Living a life full of adventure may not be all it is cracked up to be. Sometimes you just want to sit on the couch with a kitty in your lap, remote in your hand, and a glass of wine within reach. This is exactly where I want to be tonight. I have absolutely no plans to do anything else until morning.
This past week was a nightmare at work. It was not the crazy number of hours it required, it was dealing with some personalities that left me emotionally drained, and unsure of my next move. However, if I have learned anything in my life, it is best to take my time and not make decisions when I am emotional about the situation.
So, I am going to sit back and think about some of the advice I have been given. Right now my favorite advice came from a new mentor. (Turns out that is what they call “work daddies” in the real world-thanks for that T.) Yikes. Not that real work daddy has been replaced. No way. He is stuck with me. Anyway, his advice was to find things you can live with, instead of searching for those you cannot live without. Good advice for me. I have to remove the black and white from situations and be okay with the gray.

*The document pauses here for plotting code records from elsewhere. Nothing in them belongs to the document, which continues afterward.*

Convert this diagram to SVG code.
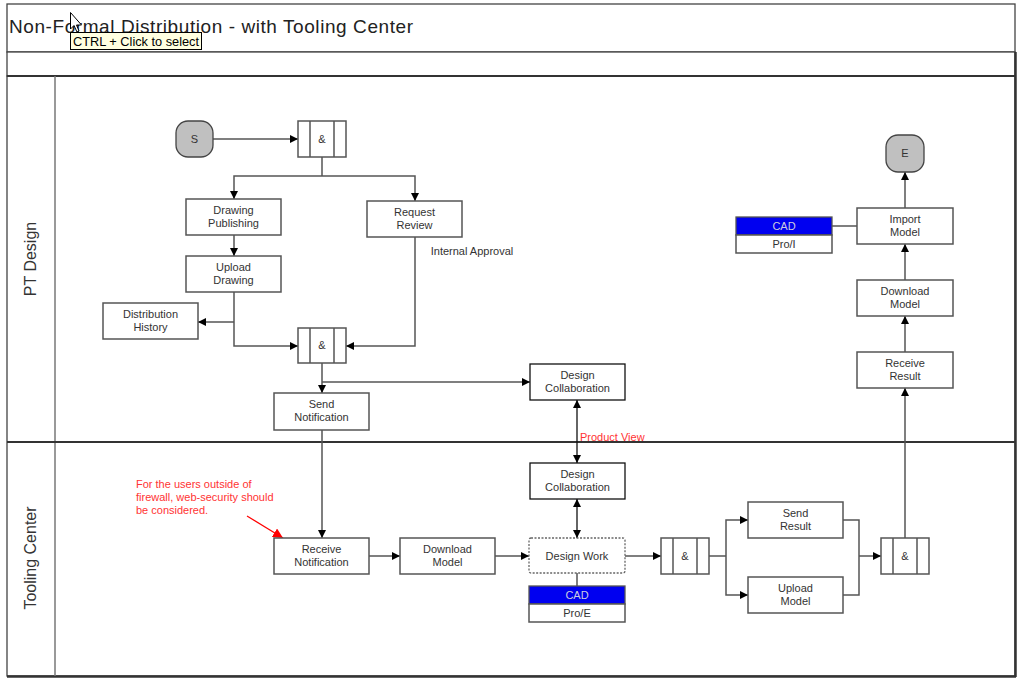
<svg xmlns="http://www.w3.org/2000/svg" width="1024" height="686" viewBox="0 0 1024 686">
<style>
.frame{fill:#fff;stroke:#444;stroke-width:1.3}
.box{fill:#fff;stroke:#555;stroke-width:1.5}
.boxk{fill:#fff;stroke:#111;stroke-width:1.3}
.gl{stroke:#555;stroke-width:1.5}
.t{font-family:"Liberation Sans",Arial,sans-serif;font-size:11px;fill:#333;text-anchor:middle}
.tw{font-family:"Liberation Sans",Arial,sans-serif;font-size:11px;fill:#ccd;text-anchor:middle}
.red{font-family:"Liberation Sans",Arial,sans-serif;font-size:11px;fill:#f33}
.lane{font-family:"Liberation Sans",Arial,sans-serif;font-size:16px;fill:#333;text-anchor:middle}
.c{fill:none;stroke:#555;stroke-width:1.5}
.ck{fill:none;stroke:#111;stroke-width:1.3}
</style>
<defs>
<marker id="a" viewBox="0 0 10 10" refX="10" refY="5" markerWidth="8" markerHeight="8" markerUnits="userSpaceOnUse" orient="auto-start-reverse"><path d="M0,0 L10,5 L0,10 z" fill="#000"/></marker>
<marker id="ar" viewBox="0 0 10 10" refX="10" refY="5" markerWidth="10" markerHeight="10" markerUnits="userSpaceOnUse" orient="auto"><path d="M0,0 L10,5 L0,10 z" fill="#f00"/></marker>
</defs>
<rect width="1024" height="686" fill="#fff"/>
<g id="frame">
<rect class="frame" x="7" y="4" width="1008" height="48"/>
<rect class="frame" x="7" y="52" width="1008" height="24"/>
<rect class="frame" x="7" y="76" width="1008" height="600"/>
<line x1="1015.5" y1="52" x2="1015.5" y2="677" stroke="#333" stroke-width="2.5"/>
<line x1="7" y1="676.5" x2="1016" y2="676.5" stroke="#333" stroke-width="2.5"/>
<line x1="7" y1="76" x2="1016" y2="76" stroke="#333" stroke-width="2"/>
<line x1="55" y1="76" x2="55" y2="676" stroke="#777" stroke-width="1.5"/>
<line x1="7" y1="442" x2="1016" y2="442" stroke="#333" stroke-width="1.8"/>
<text x="9" y="33" font-family="'Liberation Sans',Arial,sans-serif" font-size="19" fill="#222" textLength="404" lengthAdjust="spacing">Non-Formal Distribution - with Tooling Center</text>
<text class="lane" transform="translate(36,259) rotate(-90)">PT Design</text>
<text class="lane" transform="translate(36,558) rotate(-90)">Tooling Center</text>
</g>
<g id="connectors">
<line class="c" x1="213" y1="139" x2="298" y2="139" marker-end="url(#a)"/>
<polyline class="c" points="322,157 322,176"/>
<polyline class="c" points="234,199 234,176 415,176 415,201" marker-start="url(#a)" marker-end="url(#a)"/>
<line class="c" x1="234" y1="235" x2="234" y2="256" marker-end="url(#a)"/>
<polyline class="c" points="234,292 234,346 298,346" marker-end="url(#a)"/>
<line class="c" x1="234" y1="322" x2="198" y2="322" marker-end="url(#a)"/>
<polyline class="c" points="415,237 415,346 346,346" marker-end="url(#a)"/>
<line class="c" x1="322" y1="363" x2="322" y2="393" marker-end="url(#a)"/>
<line class="c" x1="322" y1="382" x2="530" y2="382" marker-end="url(#a)"/>
<line class="c" x1="322" y1="430" x2="322" y2="538" marker-end="url(#a)"/>
<line class="c" x1="369" y1="556" x2="400" y2="556" marker-end="url(#a)"/>
<line class="c" x1="495" y1="556" x2="529" y2="556" marker-end="url(#a)"/>
<line class="ck" x1="577" y1="400" x2="577" y2="463" marker-start="url(#a)" marker-end="url(#a)"/>
<line class="ck" x1="577" y1="499" x2="577" y2="538" marker-start="url(#a)" marker-end="url(#a)"/>
<line class="c" x1="577" y1="573" x2="577" y2="586"/>
<line class="c" x1="625" y1="556" x2="661" y2="556" marker-end="url(#a)"/>
<line class="c" x1="709" y1="556" x2="726" y2="556"/>
<polyline class="c" points="748,520 726,520 726,595 748,595" marker-start="url(#a)" marker-end="url(#a)"/>
<polyline class="c" points="843,520 859,520 859,595 843,595"/>
<line class="c" x1="859" y1="556" x2="881" y2="556" marker-end="url(#a)"/>
<line class="c" x1="905" y1="538" x2="905" y2="388" marker-end="url(#a)"/>
<line class="c" x1="905" y1="352" x2="905" y2="316" marker-end="url(#a)"/>
<line class="c" x1="905" y1="280" x2="905" y2="244" marker-end="url(#a)"/>
<line class="c" x1="905" y1="208" x2="905" y2="172" marker-end="url(#a)"/>
<line class="c" x1="832" y1="226" x2="857" y2="226"/>
<line x1="247" y1="516" x2="283" y2="538" stroke="#f00" stroke-width="1.2" marker-end="url(#ar)"/>
</g>
<g id="start"><rect x="176" y="121" width="37" height="36" rx="12" fill="#c0c0c0" stroke="#444" stroke-width="1.3"/><text class="t" x="194.5" y="143">S</text></g>
<g id="end"><rect x="886" y="135" width="38" height="37" rx="12" fill="#c0c0c0" stroke="#444" stroke-width="1.3"/><text class="t" x="905" y="157">E</text></g>
<g id="gate1"><rect class="box" x="298" y="121" width="48" height="36"/><line class="gl" x1="310" y1="121" x2="310" y2="157"/><line class="gl" x1="334" y1="121" x2="334" y2="157"/><text class="t" x="322" y="143">&amp;</text></g>
<g id="gate2"><rect class="box" x="298" y="328" width="48" height="35"/><line class="gl" x1="310" y1="328" x2="310" y2="363"/><line class="gl" x1="334" y1="328" x2="334" y2="363"/><text class="t" x="322" y="349">&amp;</text></g>
<g id="gate3"><rect class="box" x="661" y="538" width="48" height="36"/><line class="gl" x1="673" y1="538" x2="673" y2="574"/><line class="gl" x1="697" y1="538" x2="697" y2="574"/><text class="t" x="685" y="560">&amp;</text></g>
<g id="gate4"><rect class="box" x="881" y="538" width="48" height="36"/><line class="gl" x1="893" y1="538" x2="893" y2="574"/><line class="gl" x1="917" y1="538" x2="917" y2="574"/><text class="t" x="905" y="560">&amp;</text></g>
<g id="drawing-publishing"><rect class="box" x="186" y="199" width="95" height="36"/><text class="t" x="233.5" y="214">Drawing</text><text class="t" x="233.5" y="227">Publishing</text></g>
<g id="request-review"><rect class="box" x="367" y="201" width="95" height="36"/><text class="t" x="414.5" y="216">Request</text><text class="t" x="414.5" y="229">Review</text></g>
<g id="internal-approval"><text class="t" x="472" y="255">Internal Approval</text></g>
<g id="upload-drawing"><rect class="box" x="186" y="256" width="95" height="36"/><text class="t" x="233.5" y="271">Upload</text><text class="t" x="233.5" y="284">Drawing</text></g>
<g id="distribution-history"><rect class="box" x="103" y="303" width="95" height="36"/><text class="t" x="150.5" y="318">Distribution</text><text class="t" x="150.5" y="331">History</text></g>
<g id="send-notification"><rect class="box" x="274" y="393" width="95" height="37"/><text class="t" x="321.5" y="408">Send</text><text class="t" x="321.5" y="421">Notification</text></g>
<g id="design-collab-top"><rect class="boxk" x="530" y="364" width="95" height="36"/><text class="t" x="577.5" y="379">Design</text><text class="t" x="577.5" y="392">Collaboration</text></g>
<g id="product-view"><text class="red" x="580" y="441">Product View</text></g>
<g id="design-collab-bottom"><rect class="boxk" x="530" y="463" width="95" height="36"/><text class="t" x="577.5" y="478">Design</text><text class="t" x="577.5" y="491">Collaboration</text></g>
<g id="design-work"><rect x="529" y="538" width="96" height="35" rx="2" fill="#fff" stroke="#666" stroke-width="1.3" stroke-dasharray="2,1.5"/><text class="t" x="577" y="560">Design Work</text></g>
<g id="cad-pro-e"><rect x="529" y="586" width="96" height="18" fill="#0000f0" stroke="#555" stroke-width="1.3"/><rect class="box" x="529" y="604" width="96" height="18"/><text class="tw" x="577" y="599">CAD</text><text class="t" x="577" y="617">Pro/E</text></g>
<g id="receive-notification"><rect class="box" x="274" y="538" width="95" height="36"/><text class="t" x="321.5" y="553">Receive</text><text class="t" x="321.5" y="566">Notification</text></g>
<g id="download-model"><rect class="box" x="400" y="538" width="95" height="36"/><text class="t" x="447.5" y="553">Download</text><text class="t" x="447.5" y="566">Model</text></g>
<g id="send-result"><rect class="box" x="748" y="502" width="95" height="36"/><text class="t" x="795.5" y="517">Send</text><text class="t" x="795.5" y="530">Result</text></g>
<g id="upload-model"><rect class="box" x="748" y="577" width="95" height="36"/><text class="t" x="795.5" y="592">Upload</text><text class="t" x="795.5" y="605">Model</text></g>
<g id="receive-result"><rect class="box" x="857" y="352" width="96" height="36"/><text class="t" x="905" y="367">Receive</text><text class="t" x="905" y="380">Result</text></g>
<g id="download-model-2"><rect class="box" x="857" y="280" width="96" height="36"/><text class="t" x="905" y="295">Download</text><text class="t" x="905" y="308">Model</text></g>
<g id="import-model"><rect class="box" x="857" y="208" width="96" height="36"/><text class="t" x="905" y="223">Import</text><text class="t" x="905" y="236">Model</text></g>
<g id="cad-pro-i"><rect x="736" y="217" width="96" height="18" fill="#0000f0" stroke="#555" stroke-width="1.3"/><rect class="box" x="736" y="235" width="96" height="18"/><text class="tw" x="784" y="230">CAD</text><text class="t" x="784" y="248">Pro/I</text></g>
<g id="note"><text class="red" x="136" y="488">For the users outside of</text><text class="red" x="136" y="501">firewall, web-security should</text><text class="red" x="136" y="514">be considered.</text></g>
<g id="tooltip">
<rect x="70.5" y="32.5" width="131" height="17" fill="#ffffe1" stroke="#000" stroke-width="1"/>
<text x="73" y="45.5" font-family="'Liberation Sans',Arial,sans-serif" font-size="13" fill="#000" textLength="126" lengthAdjust="spacingAndGlyphs">CTRL + Click to select</text>
<path d="M70.5,12.5 L70.5,29 L74,25.5 L77,32 L79,31 L76.5,25 L81.5,25 Z" fill="#fff" stroke="#000" stroke-width="1"/>
</g>
</svg>
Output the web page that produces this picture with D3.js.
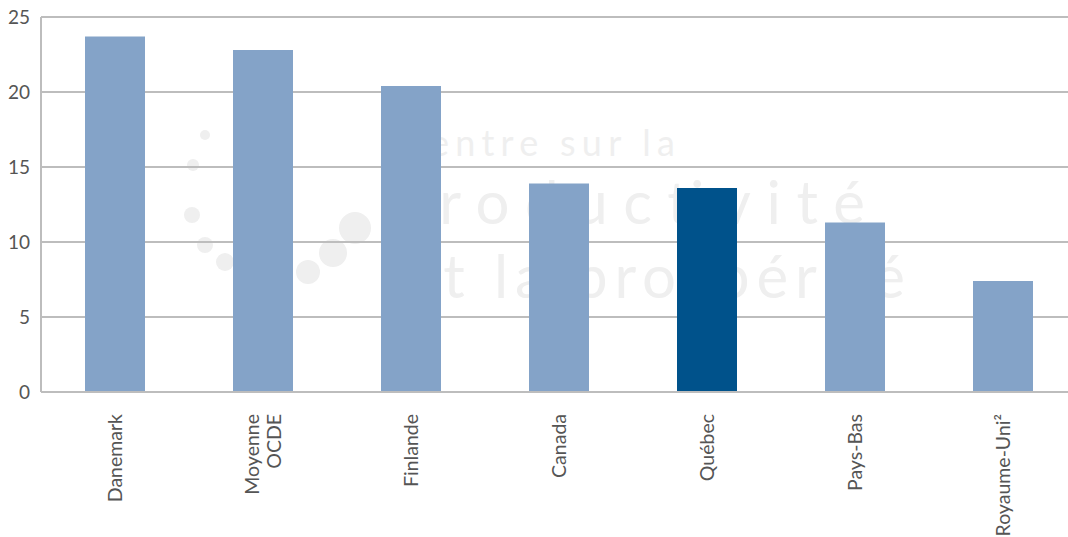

People surprise the hell out of me. I find myself forging new relationships and growing more as a person every day, and then I get knocked out by someone who means nothing to me. Why do we let people have so much control over how we feel?
Easy. We want connection. We want to feel like we are valuable. We want to be wanted. We want to be more than someone who can be lived with. Perhaps we even want to feel a little needed. Regardless of what we say, we do want to be loved.
So, in order to live a bearable life, I have to pretend those desires are not there. I have to play it cool. I have to not be too terribly devoted to anything. I am not sure how you find passion in life when you spend all your time trying to quell those passions.
Why does life have to be so confusing? Am I supposed to be searching for my passion, or am I supposed to be calm, cool, and collected at all times? When are you supposed to be excited? Am I allowed to be driven and ambitious?
So, I am continuing to live life looking for my next adventure. I am going to continue to build relationships with people. I will find my passion. I will find people who share my passion. I will feel things as brightly as I can.